CANBERRA, AAP – There seems little doubt the Reserve Bank will keep interest rates at record lows when its board meets on Tuesday, despite signs of a strengthening recovery from last year’s recession.
Central bank governor Philip Lowe has repeatedly said the board won’t take interest rates into negative territory.
He has also pledged the cash rate won’t increase from a record low 0.1 per cent until inflation is sustainably within the two to three per cent target, and probably not until 2024.
However, financial markets appear sceptical of such an outlook, with interest rates, or yields, on government bonds factoring in 0.5 per cent of rate hikes by the end of 2023.
Global bond yields have risen sharply in recent weeks on the view that the world economy will recover from the COVID-19 induced recession quicker than first thought, fuelling inflation.
Such market action runs at odds with what the RBA and other central banks are trying to achieve through massive bond buying programs, otherwise know as quantatitive easing, aimed at keeping market interest rates, and in turn borrowing costs, low.
At its February board meeting, while keeping the rate at 0.1 per cent on its suite of policy measures, the RBA also unexpectedly announced it will purchase an additional $100 billion in government and state bonds when an existing program ends in mid-April.
“My expectation is that the RBA will merely affirm current policies, though another attempted ‘big bang’ announcement of a larger and longer QE program can’t be ruled out,” BetaShares Capital chief economist David Bassanese said.

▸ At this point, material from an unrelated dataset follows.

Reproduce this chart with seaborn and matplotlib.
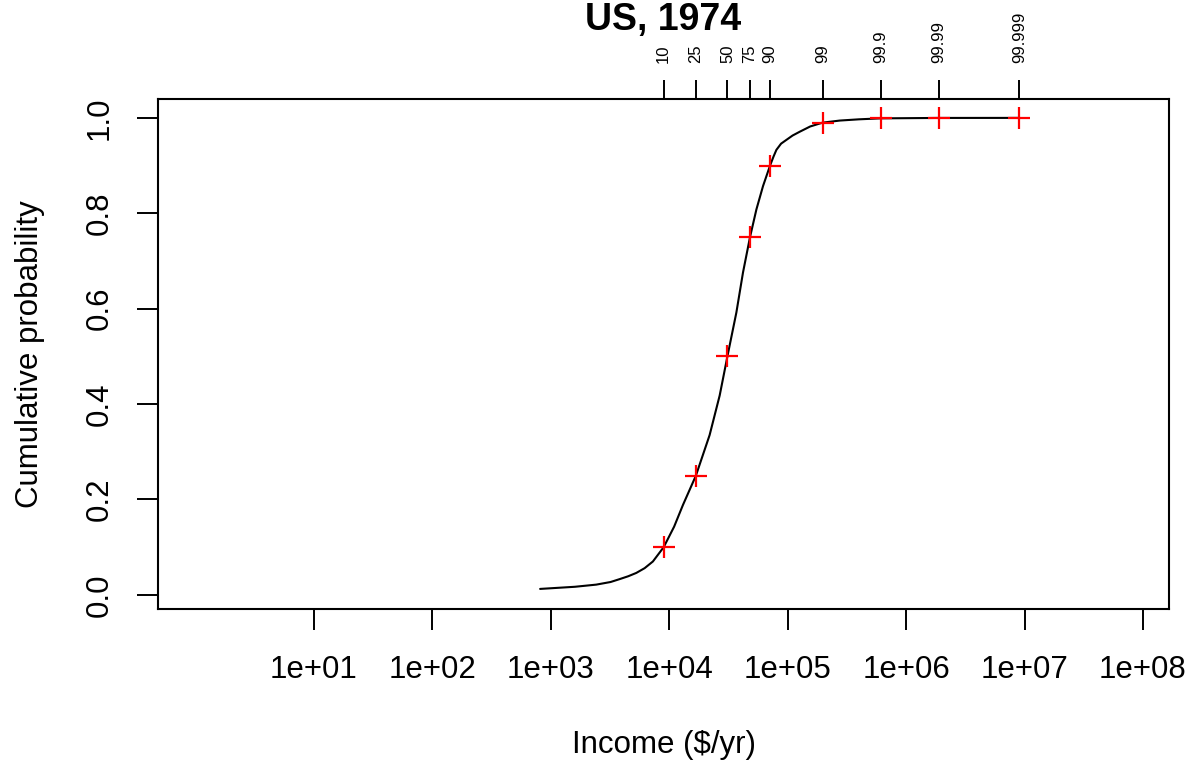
import numpy as np
import pandas as pd
import matplotlib
matplotlib.use("Agg")
import matplotlib.pyplot as plt
import seaborn as sns
from matplotlib.ticker import NullLocator

# ---- data ----
percentile_labels = ["10", "25", "50", "75", "90", "99", "99.9", "99.99", "99.999"]
percentile_income = [8980, 16800, 31000, 48100, 71000, 197000, 608000, 1880000, 9030000]
percentile_prob = [0.10, 0.25, 0.50, 0.75, 0.90, 0.99, 0.999, 0.9999, 0.99999]

curve_income = [813, 1600, 2420, 3200, 3810, 4500, 5270, 6200, 7280, 8980, 11000,
                13060, 16800, 21930, 26670, 31000, 36900, 41980, 48100, 54450,
                61940, 71000, 76000, 80350, 88000, 97720, 110000, 126500, 155000,
                197000, 275400, 400000, 608000, 1880000, 9030000]
curve_prob = [0.0125, 0.017, 0.0215, 0.027, 0.033, 0.039, 0.046, 0.056, 0.070,
              0.10, 0.143, 0.1885, 0.25, 0.335, 0.418, 0.50, 0.592, 0.676, 0.75,
              0.808, 0.857, 0.90, 0.919, 0.933, 0.946, 0.954, 0.963, 0.971, 0.982,
              0.99, 0.9944, 0.997, 0.999, 0.9999, 0.99999]

x_ticks = [1e1, 1e2, 1e3, 1e4, 1e5, 1e6, 1e7, 1e8]
x_tick_labels = ["1e+01", "1e+02", "1e+03", "1e+04", "1e+05", "1e+06", "1e+07", "1e+08"]
y_ticks = [0.0, 0.2, 0.4, 0.6, 0.8, 1.0]
y_tick_labels = ["0.0", "0.2", "0.4", "0.6", "0.8", "1.0"]

curve_df = pd.DataFrame({"income": curve_income, "prob": curve_prob})
pts_df = pd.DataFrame({"income": percentile_income, "prob": percentile_prob})

sns.set_style("white")
plt.rcParams["font.family"] = ["Liberation Sans", "DejaVu Sans"]
plt.rcParams["text.color"] = "black"
plt.rcParams["axes.labelcolor"] = "black"
plt.rcParams["xtick.color"] = "black"
plt.rcParams["ytick.color"] = "black"

W, H = 1194, 765
fig = plt.figure(figsize=(W / 100, H / 100), dpi=100)
ax = fig.add_axes([158 / W, 1 - 609 / H, (1169 - 158) / W, (609 - 99) / H])

sns.lineplot(data=curve_df, x="income", y="prob", ax=ax, color="black",
             linewidth=1.5, sort=False, estimator=None)
sns.scatterplot(data=pts_df, x="income", y="prob", ax=ax, marker="+",
                color="red", s=260, linewidth=1.6, zorder=3)

ax.set_xscale("log")
ax.set_xlim(10 ** -0.3161, 10 ** 8.2196)
ax.set_ylim(-0.0296, 1.0396)

ax.set_xticks(x_ticks, labels=x_tick_labels)
ax.xaxis.set_minor_locator(NullLocator())
ax.set_yticks(y_ticks, labels=y_tick_labels, rotation=90, va="center")

for sp in ax.spines.values():
    sp.set_visible(True)
    sp.set_color("black")
    sp.set_linewidth(1.5)

ax.tick_params(axis="x", bottom=True, direction="out", length=15, width=1.4,
               color="black", labelcolor="black", labelsize=22.5, pad=18)
ax.tick_params(axis="y", left=True, direction="out", length=15, width=1.4,
               color="black", labelcolor="black", labelsize=22.5, pad=16)

sec = ax.secondary_xaxis("top")
sec.set_xticks(percentile_income, labels=percentile_labels, rotation=90)
sec.xaxis.set_minor_locator(NullLocator())
sec.tick_params(axis="x", direction="out", length=14, width=1.4, color="black",
                labelcolor="black", labelsize=12, pad=12)
sec.spines["top"].set_visible(False)

ax.set_xlabel("Income ($/yr)", fontsize=22.5, color="black")
ax.xaxis.label.set_va("center")
ax.xaxis.set_label_coords(0.5, (609 - 745) / 510)
ax.set_ylabel("Cumulative probability", fontsize=22.5, color="black")
ax.yaxis.label.set_va("center")
ax.yaxis.set_label_coords((30 - 158) / 1011, 0.5)

fig.text((158 + 1169) / 2 / W, 1 - 20 / H, "US, 1974", fontsize=27,
         fontweight="bold", ha="center", va="center", color="black")

fig.savefig("out.png", dpi=100, facecolor="white")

“Of course, the risk for the RBA – and global central banks in general – is that they find they can’t control yields as easily as they might have expected in the face of a market that determinedly disagrees with their benign inflation outlook or the likely actual path of central bank policy.”
Meanwhile, the final quarterly pieces for the December quarter national accounts jigsaw are also released on Tuesday – international trade and government spending.
The national accounts, which contain the latest economic growth figures, are released on Wednesday.
At this stage, economists are predicting the economy expanded by around 2.5 per cent in the final three months of 2020, building on the sharp 3.3 per cent recovery from recession in the September quarter.
Monthly building approvals figures for January are also due to be released.